A Lali la sustituyó durante un tiempo Isabel, que lo primero que se le ocurrió a esta buena mujer nada mas llegar a su primera clase y presentarse fue decir que era de Loja … y ya saben el refrán … (“… la que no es p*** es coja”). El murmullo generalizado fue lo más gracioso que ha pasado en una clase de secundaria en años. La pobre mujer toda despistada preguntando qué pasaba con ese acento “granaino serrao” mientras toda la clase se descojonaba en su cara no tenía precio.

Tomás era un profesor, que aunque no lo tuve que sufrir en mis propias carnes, es el que estuvo más cerca de que todo el alumnado de una clase le linchara. En mitad de curso se le fue la pinza, se empezó a volver un poco paranoico, perdió el control de su vida y empezó a pagarlo con los alumnos. En la actualidad creo que está cuidando cabras con una excedencia, pero no es algo seguro.

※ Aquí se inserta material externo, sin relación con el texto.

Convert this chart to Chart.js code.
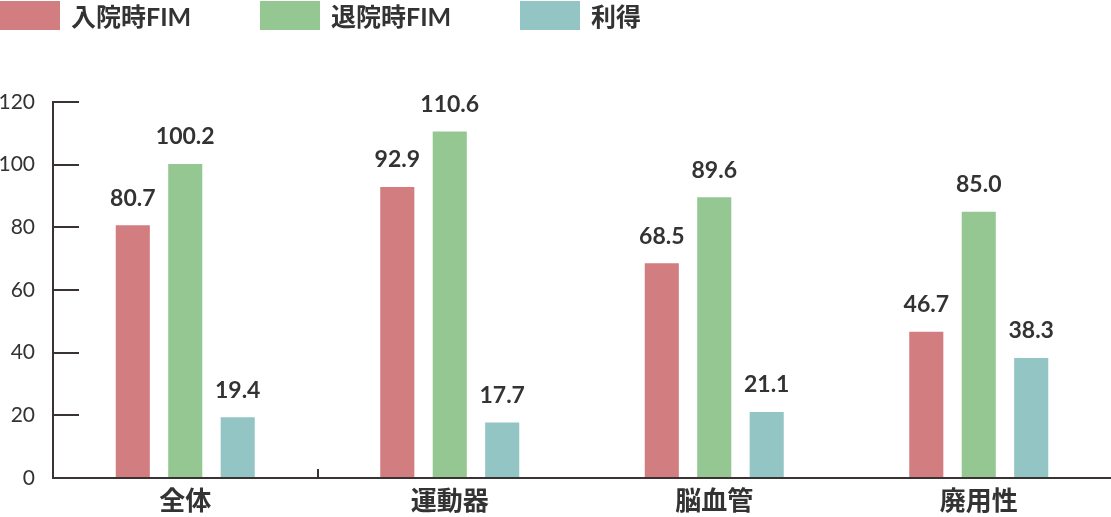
<!DOCTYPE html>
<html lang="ja">
<head>
<meta charset="utf-8">
<script src="https://cdn.jsdelivr.net/npm/chart.js@4.4.1/dist/chart.umd.min.js"></script>
<style>
html, body { margin: 0; padding: 0; background: #fff; }
#wrap { position: relative; width: 1111px; height: 517px; }
#legend { position: absolute; left: 0; top: 0; display: flex; font: bold 25px Lato, 'Noto Sans CJK JP', sans-serif; color: #333; }
#legend .item { display: flex; align-items: center; width: 260px; height: 30px; }
#legend .box { width: 60px; height: 29px; margin-right: 11px; }
</style>
</head>
<body>
<div id="wrap">
  <div id="legend"></div>
  <canvas id="c" width="1111" height="517"></canvas>
</div>
<script>
"use strict";

// data
const categories = ['全体', '運動器', '脳血管', '廃用性'];
const seriesNames = ['入院時FIM', '退院時FIM', '利得'];
const admission = [80.7, 92.9, 68.5, 46.7];
const discharge = [100.2, 110.6, 89.6, 85.0];
const gain = [19.4, 17.7, 21.1, 38.3];
const yTicks = [0, 20, 40, 60, 80, 100, 120];

const seriesColors = ['#d27d80', '#95c793', '#93c5c4'];
const axisColor = '#3a3333';
const textColor = '#333';
const fontFamily = "Lato, 'Noto Sans CJK JP', sans-serif";

// numbers above every bar, taken from the bar elements themselves
const valueLabels = {
    id: 'valueLabels',
    afterDatasetsDraw: function (chart) {
        const ctx = chart.ctx;
        ctx.save();
        ctx.font = 'bold 23px ' + fontFamily;
        ctx.fillStyle = textColor;
        ctx.textAlign = 'center';
        ctx.textBaseline = 'middle';
        chart.data.datasets.forEach((ds, i) => {
            chart.getDatasetMeta(i).data.forEach((bar, j) => {
                ctx.fillText(ds.data[j].toFixed(1), bar.x, bar.y - 27);
            });
        });
        ctx.restore();
    },
};

const chart = new Chart(document.getElementById('c'), {
    type: 'bar',
    data: {
        labels: categories,
        datasets: [admission, discharge, gain].map((values, i) => ({
            label: seriesNames[i],
            data: values,
            backgroundColor: seriesColors[i],
            borderWidth: 0,
            categoryPercentage: 0.595,
            barPercentage: 0.65,
        })),
    },
    options: {
        responsive: false,
        animation: false,
        layout: { padding: { top: 102, left: 0, right: 0, bottom: 0 } },
        plugins: {
            legend: { display: false },
            tooltip: { enabled: false },
        },
        scales: {
            x: {
                afterFit: (scale) => { scale.height = 39; },
                grid: {
                    drawOnChartArea: false,
                    tickLength: -9,
                    lineWidth: 2,
                    // the reference only shows the mark between the first two groups
                    color: (c) => c.index === 1 ? axisColor : 'rgba(0,0,0,0)',
                },
                border: { color: axisColor, width: 2 },
                ticks: {
                    padding: 17,
                    color: textColor,
                    font: { family: fontFamily, size: 26, weight: 'bold' },
                },
            },
            y: {
                min: 0,
                max: 120,
                // ticks point inwards, so the big label padding must not widen the axis
                afterFit: (scale) => {
                    scale.width = 53;
                    scale.paddingTop = 12;
                    scale.paddingBottom = 12;
                },
                afterBuildTicks: (scale) => {
                    scale.ticks = yTicks.map((v) => ({ value: v }));
                },
                grid: {
                    drawOnChartArea: false,
                    tickLength: -26,
                    lineWidth: 2,
                    color: axisColor,
                },
                border: { color: axisColor, width: 2 },
                ticks: {
                    padding: 44,
                    color: textColor,
                    font: { family: fontFamily, size: 21 },
                },
            },
        },
    },
    plugins: [valueLabels],
});

// legend as plain html, built from the chart's datasets
const legendEl = document.getElementById('legend');
chart.data.datasets.forEach((ds) => {
    const item = document.createElement('div');
    item.className = 'item';
    const box = document.createElement('span');
    box.className = 'box';
    box.style.background = ds.backgroundColor;
    const txt = document.createElement('span');
    txt.textContent = ds.label;
    item.appendChild(box);
    item.appendChild(txt);
    legendEl.appendChild(item);
});
</script>
</body>
</html>
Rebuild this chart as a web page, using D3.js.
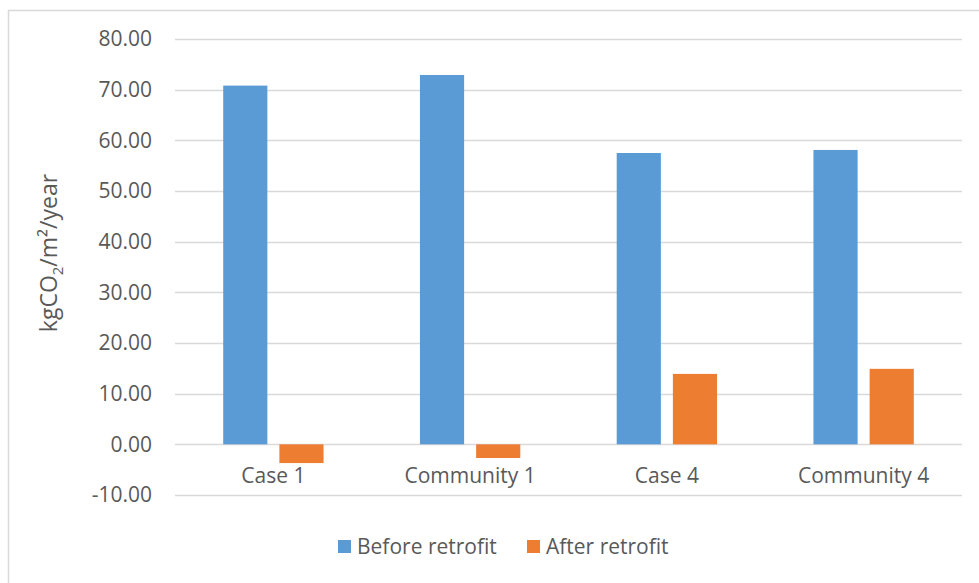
<!DOCTYPE html>
<html>
<head>
<meta charset="utf-8">
<script src="https://cdn.jsdelivr.net/npm/d3@7"></script>
<style>
  body { margin: 0; background: #fff; }
  svg { display: block; font-family: "Open Sans", "Noto Sans", sans-serif; }
</style>
</head>
<body>
<svg id="chart" width="979" height="583"></svg>
<script>
// Datos del gráfico
const categories = ['Case 1', 'Community 1', 'Case 4', 'Community 4'];
const seriesNames = ['Before retrofit', 'After retrofit'];
const beforeValues = [70.8, 72.9, 57.5, 58.1];
const afterValues = [-3.7, -2.7, 13.9, 14.9];
const yTicks = [-10, 0, 10, 20, 30, 40, 50, 60, 70, 80];

const colors = { 'Before retrofit': '#5B9BD5', 'After retrofit': '#ED7D31' };
const textColor = '#595959';
const gridColor = '#D9D9D9';

const svg = d3.select('#chart');

// Borde del área del gráfico
svg.append('rect')
    .attr('x', 8.5)
    .attr('y', 10.5)
    .attr('width', 1000)
    .attr('height', 600)
    .attr('fill', 'none')
    .attr('stroke', gridColor)
    .attr('stroke-width', 1.5);

const plot = { left: 175, right: 962, top: 39, bottom: 495 };

const x0 = d3.scaleBand()
    .domain(categories)
    .range([plot.left, plot.right])
    .paddingInner(0.49)
    .paddingOuter(0.245);

const x1 = d3.scaleBand()
    .domain(seriesNames)
    .range([0, x0.bandwidth()])
    .paddingInner(0.214);

const y = d3.scaleLinear()
    .domain([-10, 80])
    .range([plot.bottom, plot.top]);

// Líneas de cuadrícula
svg.append('g')
    .selectAll('line')
    .data(yTicks)
    .join('line')
    .attr('x1', plot.left)
    .attr('x2', plot.right)
    .attr('y1', d => Math.round(y(d)) + 0.5)
    .attr('y2', d => Math.round(y(d)) + 0.5)
    .attr('stroke', gridColor)
    .attr('stroke-width', 1.5);

// Etiquetas del eje Y
const yAxis = svg.append('g')
    .attr('transform', `translate(${plot.left - 23},0)`)
    .call(d3.axisLeft(y).tickValues(yTicks).tickFormat(d => d.toFixed(2)).tickSize(0).tickPadding(0));
yAxis.select('.domain').remove();
yAxis.selectAll('text')
    .attr('fill', textColor)
    .attr('font-size', '21px')
    .attr('font-family', '"Open Sans", sans-serif');

// Barras
const rows = categories.map((c, i) => ({
    category: c,
    values: [
        { series: 'Before retrofit', value: beforeValues[i] },
        { series: 'After retrofit', value: afterValues[i] }
    ]
}));

svg.append('g')
    .selectAll('g')
    .data(rows)
    .join('g')
    .attr('transform', d => `translate(${x0(d.category)},0)`)
    .selectAll('rect')
    .data(d => d.values)
    .join('rect')
    .attr('x', d => x1(d.series))
    .attr('width', x1.bandwidth())
    .attr('y', d => y(Math.max(0, d.value)))
    .attr('height', d => Math.abs(y(d.value) - y(0)))
    .attr('fill', d => colors[d.series]);

// Etiquetas de categorías
svg.append('g')
    .selectAll('text')
    .data(categories)
    .join('text')
    .attr('x', d => x0(d) + x0.bandwidth() / 2)
    .attr('y', 483)
    .attr('text-anchor', 'middle')
    .attr('fill', textColor)
    .attr('font-size', '21px')
    .text(d => d);

// Título del eje Y
const yTitle = svg.append('text')
    .attr('transform', 'translate(57,253) rotate(-90)')
    .attr('text-anchor', 'middle')
    .attr('fill', textColor)
    .attr('font-size', '23px');
yTitle.append('tspan').text('kgCO');
yTitle.append('tspan').attr('font-size', '15px').attr('dy', 6).text('2');
yTitle.append('tspan').attr('dy', -6).text('/m²/year');

// Leyenda
const legendItems = [
    { name: 'Before retrofit', x: 338 },
    { name: 'After retrofit', x: 527 }
];
const legend = svg.append('g');
legend.selectAll('rect')
    .data(legendItems)
    .join('rect')
    .attr('x', d => d.x)
    .attr('y', 540)
    .attr('width', 13)
    .attr('height', 13)
    .attr('fill', d => colors[d.name]);
legend.selectAll('text')
    .data(legendItems)
    .join('text')
    .attr('x', d => d.x + 19)
    .attr('y', 554)
    .attr('fill', textColor)
    .attr('font-size', '21px')
    .text(d => d.name);
</script>
</body>
</html>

Frank, un burgalés barbudo vestido de chandal negro de algodón, botines a lo Panamá Jack y pañuelo típico palestino alrededor el cuello, que su primer día y en el que tu no estás aún mentalizado para entrar en clase, se dedica a intentar hacer pandilla y amistad con el alumnado que está haciendo pellas.

Para nosotros fue un shock tan grande que hasta teníamos miedo a dirigirle la mirada o la palabra, no fuera a ser que esta vez el Ministerio se hubiera colado con el filtro de raros. En realidad tengo que reconocer que luego ha sido uno de los mejores profesores que he tenido nunca, con un nivel de implicación increíble y con una capacidad didáctica fuera de lo común, y es que aprendimos historia moderna sin libros, sólo con periódicos. Podía ausentarse de la sala de exámenes tan alegremente que era tal el respeto que se ganó que nadie copiaba.

Termino haciendo mención especial a Carlos, un profesor granadino y bien parecido que al día de hoy sigo preguntándome cómo aprobó la universidad y cómo pudo aprobar la oposición para poder dar clases. Y es que el hombre ponía todo su empeño pero era imposible aprender algo con el. Eso sí, para apuntarse a todas las fiestas o para tunear VW escarabajos era el primero.

Seguramente que me he dejado muchos por el camino, mi memoria no es muy prodigiosa que digamos, mejor para ellos, pero que no respiren del todo tranquilos, si con el tiempo recuerdo a alguno más prometo actualizar la entrada.